▸ Task requirements
Everything from the opening line of the records below through the line with "plt.rcParams['font.weight'] = 'bold'" must be duplicated exactly, pictures left out.

** Start of Data for the task **

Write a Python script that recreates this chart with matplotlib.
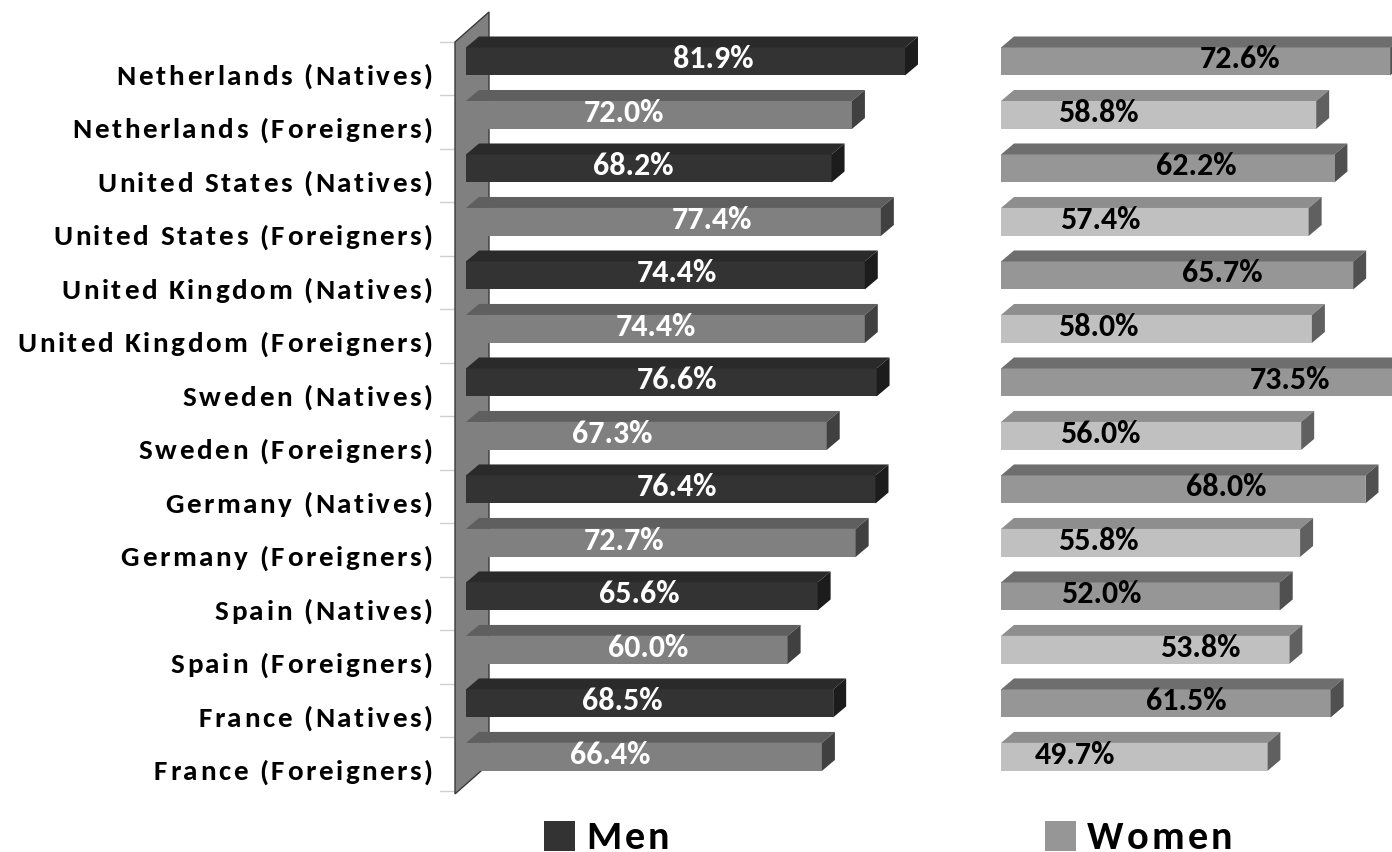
import matplotlib
matplotlib.use("Agg")
import matplotlib.pyplot as plt
from matplotlib.patches import Polygon, Rectangle
from matplotlib.font_manager import FontProperties
from matplotlib.transforms import IdentityTransform

plt.rcParams['font.family'] = ['Carlito', 'DejaVu Sans']
plt.rcParams['font.weight'] = 'bold'

categories = ["Netherlands (Natives)", "Netherlands (Foreigners)",
              "United States (Natives)", "United States (Foreigners)",
              "United Kingdom (Natives)", "United Kingdom (Foreigners)",
              "Sweden (Natives)", "Sweden (Foreigners)",
              "Germany (Natives)", "Germany (Foreigners)",
              "Spain (Natives)", "Spain (Foreigners)",
              "France (Natives)", "France (Foreigners)"]
men = [81.9, 72.0, 68.2, 77.4, 74.4, 74.4, 76.6, 67.3, 76.4, 72.7, 65.6, 60.0, 68.5, 66.4]
women = [72.6, 58.8, 62.2, 57.4, 65.7, 58.0, 73.5, 56.0, 68.0, 55.8, 52.0, 53.8, 61.5, 49.7]
series = ["Men", "Women"]

# where excel happened to put the value labels (in % units along the bar)
men_label_at = [46.1, 29.5, 31.2, 45.9, 39.4, 35.4, 39.4, 27.2, 39.4, 29.5, 32.3, 34.0, 29.1, 26.9]
women_label_at = [44.6, 18.1, 36.4, 18.5, 41.2, 18.1, 53.9, 18.5, 42.0, 18.1, 18.7, 37.1, 34.5, 13.8]

# (front, top, side) shades: natives / foreigners
men_cols = [("#333333", "#2a2a2a", "#1c1c1c"), ("#808080", "#5f5f5f", "#404040")]
women_cols = [("#969696", "#6e6e6e", "#505050"), ("#c0c0c0", "#8e8e8e", "#606060")]

W, H = 1392, 853
fig = plt.figure(figsize=(W / 100, H / 100), dpi=100)
renderer = fig.canvas.get_renderer()

px_per_pct = 5.36
row_px = 53.5
bar_h = 28 / row_px
ddx = 13 / px_per_pct
ddy = 11 / row_px

def make_ax(left_px, right_px, zero_px):
    ax = fig.add_axes([left_px / W, (H - 805) / H, (right_px - left_px) / W, 805 / H])
    ax.set_xlim((left_px - zero_px) / px_per_pct, (right_px - zero_px) / px_per_pct)
    ax.set_ylim(13.88, -62.5 / row_px)
    for s in ax.spines.values():
        s.set_visible(False)
    ax.set_xticks([])
    ax.set_yticks([])
    return ax

def bars3d(ax, vals, cols):
    for i, v in enumerate(vals):
        front, top, side = cols[i % 2]
        y0, y1 = i - bar_h / 2, i + bar_h / 2
        ax.barh(i, v, height=bar_h, color=front, zorder=3)
        ax.add_patch(Polygon([(0, y0), (ddx, y0 - ddy), (v + ddx, y0 - ddy), (v, y0)],
                             closed=True, facecolor=top, edgecolor='none', zorder=3))
        ax.add_patch(Polygon([(v, y0), (v + ddx, y0 - ddy), (v + ddx, y1 - ddy), (v, y1)],
                             closed=True, facecolor=side, edgecolor='none', zorder=3))

def char_w(c, prop):
    w2 = renderer.get_text_width_height_descent("HH", prop, ismath=False)[0]
    w3 = renderer.get_text_width_height_descent("H" + c + "H", prop, ismath=False)[0]
    return w3 - w2

def spaced_text(x, y, s, size, track, ha='left', color='black'):
    # text with extra letter spacing, x/y in pixels (y = baseline, from bottom)
    prop = FontProperties(family=['Carlito', 'DejaVu Sans'], weight='bold', size=size)
    ws = [char_w(c, prop) for c in s]
    total = sum(ws) + track * (len(s) - 1)
    if ha == 'right':
        x -= total
    for c, w in zip(s, ws):
        if c != ' ':
            fig.text(x, y, c, fontproperties=prop, color=color, ha='left',
                     va='baseline', transform=IdentityTransform())
        x += w + track

# men panel
ax1 = make_ax(440, 940, 466)
wx0, wx1 = -11 / px_per_pct, 23 / px_per_pct
wy0, wy1 = -19.5 / row_px, (795 - 62.5) / row_px
wd = 30 / row_px
ax1.add_patch(Polygon([(wx0, wy0), (wx1, wy0 - wd), (wx1, wy1 - wd), (wx0, wy1)],
                      closed=True, facecolor='#808080', edgecolor='#3a3a3a', lw=1, zorder=2))
for k in range(len(categories) + 1):
    ax1.plot([ax1.get_xlim()[0], wx0], [wy0 + k, wy0 + k], color='#d0d0d0', lw=1, zorder=1)
bars3d(ax1, men, men_cols)
for i, v in enumerate(men):
    ax1.text(men_label_at[i], i - 0.06, f"{v:.1f}%", color='white', fontsize=23,
             fontweight='bold', ha='center', va='center', zorder=5)

# category labels (spaced out like the original)
for i, lab in enumerate(categories):
    yb = ax1.transData.transform((0, i))[1] - 22.5
    spaced_text(433, yb, lab, 21, 2.6, ha='right')

# women panel
ax2 = make_ax(990, 1392, 1001)
bars3d(ax2, women, women_cols)
for i, v in enumerate(women):
    ax2.text(women_label_at[i], i - 0.06, f"{v:.1f}%", color='black', fontsize=23,
             fontweight='bold', ha='center', va='center', zorder=5)

# legend
for name, col, sq_x in zip(series, [men_cols[0][0], women_cols[0][0]], [544, 1045]):
    fig.add_artist(Rectangle((sq_x, 1), 31, 30, transform=IdentityTransform(),
                             facecolor=col, edgecolor='none'))
    spaced_text(sq_x + 42, 4, name, 29, 3.2)

fig.savefig("out.png", dpi=100)
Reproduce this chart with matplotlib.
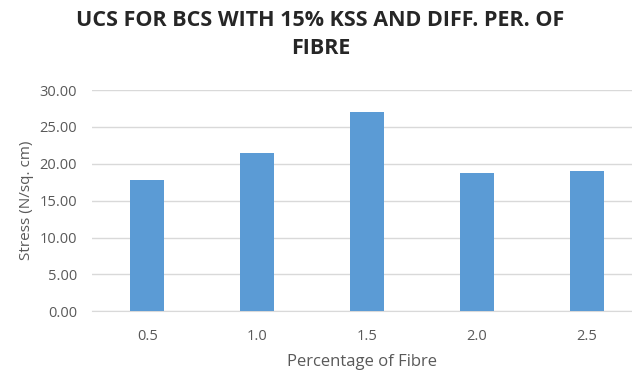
import numpy as np
import matplotlib.pyplot as plt

# fibre content (%) and unconfined compressive strength
fibre = ['0.5', '1.0', '1.5', '2.0', '2.5']
stress = [17.8, 21.5, 27.0, 18.7, 19.0]
yticks = [0, 5, 10, 15, 20, 25, 30]

plt.rcParams['font.family'] = ['Open Sans', 'DejaVu Sans']

fig = plt.figure(figsize=(6.32, 3.72), dpi=100)
ax = fig.add_axes([0.146, 0.163, 0.854, 0.595])

x = np.arange(len(fibre))
ax.bar(x, stress, width=0.31, color='#5B9BD5', zorder=3)

ax.set_xlim(-0.5, 4.41)
ax.set_ylim(0, 30)
ax.set_yticks(yticks)
ax.set_yticklabels(['%.2f' % v for v in yticks])
ax.set_xticks(x)
ax.set_xticklabels(fibre)
ax.yaxis.grid(True, color='#D9D9D9', linewidth=1, zorder=0)
ax.tick_params(axis='both', length=0, labelsize=10.5, labelcolor='#595959')
ax.tick_params(axis='y', pad=11)
ax.tick_params(axis='x', pad=13)
for s in ['top', 'right', 'left']:
    ax.spines[s].set_visible(False)
ax.spines['bottom'].set_color('#D9D9D9')

ax.set_xlabel('Percentage of Fibre', fontsize=12, color='#595959', labelpad=7)
ax.set_ylabel('Stress (N/sq. cm)', fontsize=11, color='#595959', labelpad=4)

fig.text(0.507, 0.972, 'UCS FOR BCS WITH 15% KSS AND DIFF. PER. OF\nFIBRE',
         ha='center', va='top', fontsize=15.5, fontweight='bold',
         color='#262626', linespacing=1.4)

fig.savefig('out.png', dpi=100)
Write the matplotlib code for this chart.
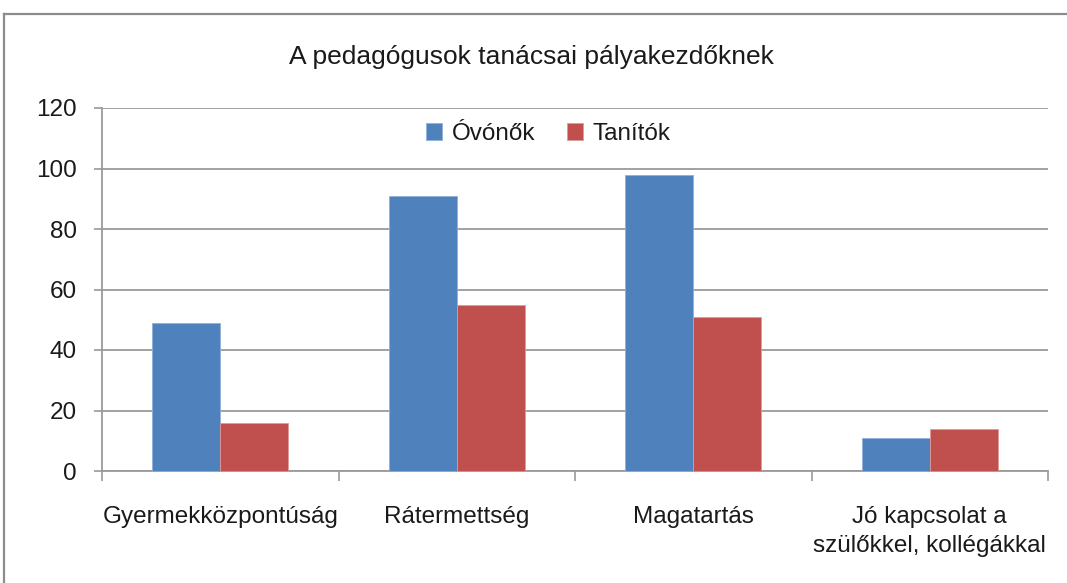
import matplotlib
matplotlib.use("Agg")
import matplotlib.pyplot as plt
from matplotlib.lines import Line2D
import numpy as np

CATEGORIES = ["Gyermekközpontúság", "Rátermettség", "Magatartás",
              "Jó kapcsolat a\nszülőkkel, kollégákkal"]
OVONOK = [49, 91, 98, 11]
TANITOK = [16, 55, 51, 14]
SERIES = ["Óvónők", "Tanítók"]
TITLE = "A pedagógusok tanácsai pályakezdőknek"
YTICKS = [0, 20, 40, 60, 80, 100, 120]

BLUE = "#4F81BD"
RED = "#C0504D"
GRID = "#9a9a9a"
TEXT = "#1a1a1a"

plt.rcParams["font.family"] = ["Liberation Sans Narrow", "Liberation Sans", "DejaVu Sans"]
plt.rcParams["text.color"] = TEXT

W, H = 1067, 583
fig = plt.figure(figsize=(W / 100, H / 100), dpi=100)

# chart border (left + top visible)
fig.add_artist(Line2D([4 / W, 4 / W], [0, 1 - 14 / H], transform=fig.transFigure,
                      color="#8c8c8c", lw=1.6))
fig.add_artist(Line2D([4 / W, 1], [1 - 14 / H, 1 - 14 / H], transform=fig.transFigure,
                      color="#8c8c8c", lw=1.6))

ax = fig.add_axes([102 / W, 1 - 471 / H, (1048 - 102) / W, (471 - 108) / H])

x = np.arange(len(CATEGORIES))
bw = 0.288
ax.bar(x - bw / 2, OVONOK, bw, color=BLUE, edgecolor="#8fb0da", linewidth=0.6,
       label=SERIES[0], zorder=3)
ax.bar(x + bw / 2, TANITOK, bw, color=RED, edgecolor="#e09a98", linewidth=0.6,
       label=SERIES[1], zorder=3)

ax.set_xlim(-0.5, len(CATEGORIES) - 0.5)
ax.set_ylim(0, 120)
ax.set_yticks(YTICKS)
ax.yaxis.grid(True, color=GRID, lw=1.3, zorder=0)
ax.set_axisbelow(True)

ax.set_xticks(x)
ax.set_xticklabels(CATEGORIES, fontsize=17.5, linespacing=1.45, color=TEXT)
ax.set_xticks(np.arange(-0.5, len(CATEGORIES)), minor=True)
ax.tick_params(axis="x", which="major", length=0, pad=25)
ax.tick_params(axis="x", which="minor", length=7, width=1.2, color=GRID, direction="out")
ax.tick_params(axis="y", length=6, width=1.2, color=GRID, labelsize=17.5, pad=12,
               labelcolor=TEXT)

for s in ["top", "right"]:
    ax.spines[s].set_visible(False)
for s in ["left", "bottom"]:
    ax.spines[s].set_color(GRID)
    ax.spines[s].set_linewidth(1.3)

ax.legend(loc="center", bbox_to_anchor=(0.472, 0.928), ncol=2, frameon=False,
          fontsize=17.5, handlelength=0.65, handleheight=0.65, columnspacing=1.3,
          handletextpad=0.4)

fig.text(531 / W, 1 - 57 / H, TITLE, ha="center", va="center", fontsize=19)

fig.savefig("out.png", dpi=100)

** End of Data for the task **

▸ Exercise result
Write a Python script that recreates this chart with matplotlib.
import matplotlib
matplotlib.use("Agg")
import matplotlib.pyplot as plt
from matplotlib.patches import Polygon, Rectangle
from matplotlib.font_manager import FontProperties
from matplotlib.transforms import IdentityTransform

plt.rcParams['font.family'] = ['Carlito', 'DejaVu Sans']
plt.rcParams['font.weight'] = 'bold'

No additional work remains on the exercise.